In video games, there are:

  • Technical elements: the computer program where it is developed, as well as the console where it can be played.
  • Artistic elements: the story, along with the audiovisual production.
  • Distinctive elements: logos, titles, or images that identify the game or its producer. 

The computer program of the video game can be protected by copyright, and in some jurisdictions as patents. In many cases, the patent offers more suitable protection, especially against reverse engineering. Reverse engineering makes possible the reconstruction of the components of an object to determine how they work and how they were designed. This practice makes unauthorized reproduction of the object achievable. On the other side, copyright protection of computer programs covers the expression (code) behind the video game. Therefore, if someone else uses the concept on which the game is based and produces a different code, it would not be possible to prove a copyright violation. In this last scenario, where the law does not allow or restrict the patent for computer programs, it is recommended to seek other types of intellectual property for complementary protection.   

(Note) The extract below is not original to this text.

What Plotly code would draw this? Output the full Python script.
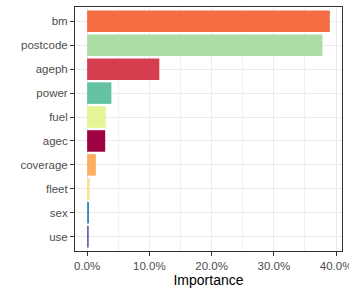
import plotly.graph_objects as go

variables = ["bm", "postcode", "ageph", "power", "fuel", "agec", "coverage", "fleet", "sex", "use"]
importance = [0.390, 0.378, 0.116, 0.039, 0.030, 0.029, 0.014, 0.004, 0.003, 0.0025]
colors = ["#F46D43", "#ABDDA4", "#D53E4F", "#66C2A5", "#E6F598", "#9E0142",
          "#FDAE61", "#FEE08B", "#3288BD", "#5E4FA2"]
x_ticks = [0, 0.1, 0.2, 0.3, 0.4]

fig = go.Figure(go.Bar(
    x=importance, y=variables, orientation="h",
    marker=dict(color=colors, line=dict(width=0)),
    width=0.9,
))

font = "Liberation Sans, Arial, sans-serif"
fig.update_layout(
    width=349, height=292,
    margin=dict(l=75, r=7, t=7, b=41, autoexpand=False),
    plot_bgcolor="white", paper_bgcolor="white",
    showlegend=False,
    font=dict(family=font),
    xaxis=dict(
        range=[-0.0195, 0.4095],
        automargin=False,
        ticklabeloverflow="allow",
        tickvals=x_ticks, tickformat=".1%",
        tickfont=dict(size=11.5, color="#4D4D4D", family=font),
        ticks="outside", ticklen=4, tickcolor="#333333",
        showgrid=True, gridcolor="#EBEBEB", gridwidth=1,
        minor=dict(showgrid=True, tickvals=[0.05, 0.15, 0.25, 0.35], gridcolor="#EBEBEB", gridwidth=0.7),
        showline=True, linecolor="#333333", linewidth=1, mirror=True,
        zeroline=False,
        title=dict(text="Importance", font=dict(size=14, color="black", family=font), standoff=2),
    ),
    yaxis=dict(
        categoryorder="array", categoryarray=variables[::-1],
        range=[-0.6, 9.6],
        automargin=False,
        tickfont=dict(size=11.5, color="#4D4D4D", family=font),
        ticks="outside", ticklen=4, tickcolor="#333333",
        showgrid=True, gridcolor="#EBEBEB", gridwidth=1,
        showline=True, linecolor="#333333", linewidth=1, mirror=True,
        zeroline=False,
    ),
)

fig.write_html(
    "out.html",
    config={"displayModeBar": False, "staticPlot": True},
    post_script="document.body.style.margin='0';document.body.style.overflow='hidden';",
)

The audiovisual work and other works contained in the video game can be the key to complementary protection. In audiovisuals, “moving images” are protected with or without audio. In music, you can protect everything from musical composition to production and performance. The original story expressed in the game can be protected as literary works. Other visual elements, such as covers, maps, plans, characters, topography, illustrations, graphic parts of the interface, can also be protected as artistic works.

The console and the devices used for the video game can be admitted as patents in its technical components and as industrial design in the aesthetic.

Focusing on the distinctive signs of the video game, the title, subtitle, characters, and objects within the game can be protected as trademarks. In addition, trade secrets can also protect other intangible assets related to the business of the video game or its producer as a list of users, customers, suppliers, distributors, creators and collaborators, internal process of creation, among others.

As we see, a good strategy of intangible assets well mixed with intellectual property can achieve an unbeatable result in video games.